When making a Star Wars scene I would worry less about things like trees and focus on available figures or vehicles. If you can find some figures that are around an inch tall, then a TIE fighter would be roughly 5 inches tall. You don't have to be exact. I recall from when i was a kid, with the 3" original Star Wars figures a TIE fighter was about 15" tall. 

A good many of the trees you buy in hobby shops are 1:87 scale and intended for model railroads. You might find some 1:50 (O gauge) trees that are bigger. But, the run of the mill hobby trees are about 3-5 inches tall. That works ok with figures in the 1 inch range. Of course trees vary in size and shape. A Redwood can be 100 feet tall. The trees behind my house are 7 feet tall. You can also make trees using dried branches, roots, twigs, etc. and model railroad lichen, synthetic foliage etc. Plastic aquarium plants make good jungle or alien foliage.


----------



## azdave (Dec 3, 2015)

Thank you for this information. It's still a little confusing. I found the at-st. The kids want to put a storm trooper standing next to the at-st. Or a driver opening the top hatch. How do I know what size figure to look for? I have 3 inch figures but that would look odd.


----------



## djnick66 (May 2, 2008)

The problem is that all of the Star Wars toys and figures are not made to any particular scale and most are fit the box size. You will have to eyeball things. And, its not like you can buy a box of 1/48 scale Stormtroopers or 1/72 scale Rebels as you can with military soldiers. And most of the vehicle toys tend to be of more similar size than actual scale so a TIE fighter toy is about the size of an X Wing. In the toy realm, larger ships will be in smaller scales and sizes for practical purposes. 
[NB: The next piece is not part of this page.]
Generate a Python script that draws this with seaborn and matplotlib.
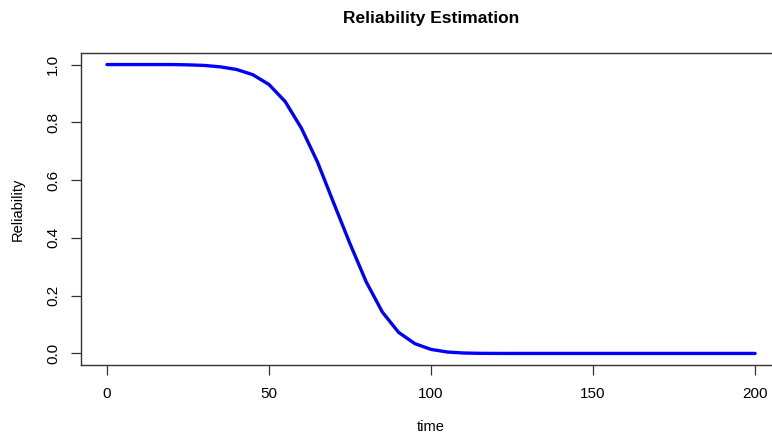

You can try to figure out what the scales of your components are and its easy enough to do. Start with a human figure, for example. The average modern male is 6 feet tall, so take 6 and multiply it by 12 to get 72 inches. Now, if your toy figure is 3 inches tall he is 1/24 scale. (24 x 3 =72) 

Doing some online research, it seems the AT-ST is about 30 feet tall or 360 inches. So, in 1/24 scale to match your figures, you need a 15 inch tall AT-ST.


----------